Non-Hybe artists are also on the platform, including rival agency YG's top girl group Blackpink, and it is expected to see the number of artists — and fandoms — grow to 100 soon.

More US and Japanese artists are expected to join next year, said Choi but declined to reveal who.


Hybe acquired Ithaca Holdings, representing Ariana Grande and Justin Bieber, in a US$1.05 billion (S$1.42 billion) deal in 2021.

Choi, who worked at gaming company Nexon and Baby Shark content creator Pinkfong before joining Weverse, says the app has added services such as live streaming, Instagram Story-style updates, free and paid content, artist-to-fan interactions and merchandise retailing.

However, Weverse users' 'superfan' qualities make engagement in those services turbo-charged, Choi said.

"For example, we do commerce, but there is no seasonality... We have 80 teams of artists, and some of them are always doing something," he said.

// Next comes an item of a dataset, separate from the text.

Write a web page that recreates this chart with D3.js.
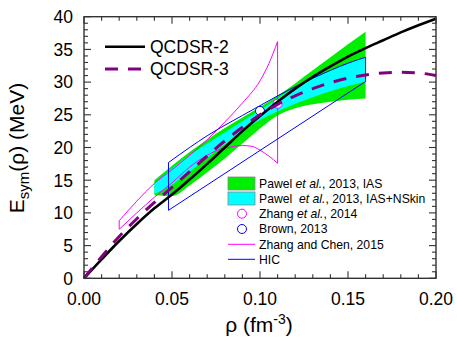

Like K-pop's popularity, the app is also global. Users are based in more than 200 countries and only about 10 per cent of the app users speak Korean, Choi said. Top five countries Weverse users are from include Japan, Indonesia, Mexico, the United States and South Korea.

"There is no other entertainment agency with such a fan platform with enough users for economy of scale," said Lee Hye-in, analyst at Yuanta Securities.

"Such a centralised platform was possible because in K-pop, the agency holds the hegemony — whereas in the US for example, the artists are the centre."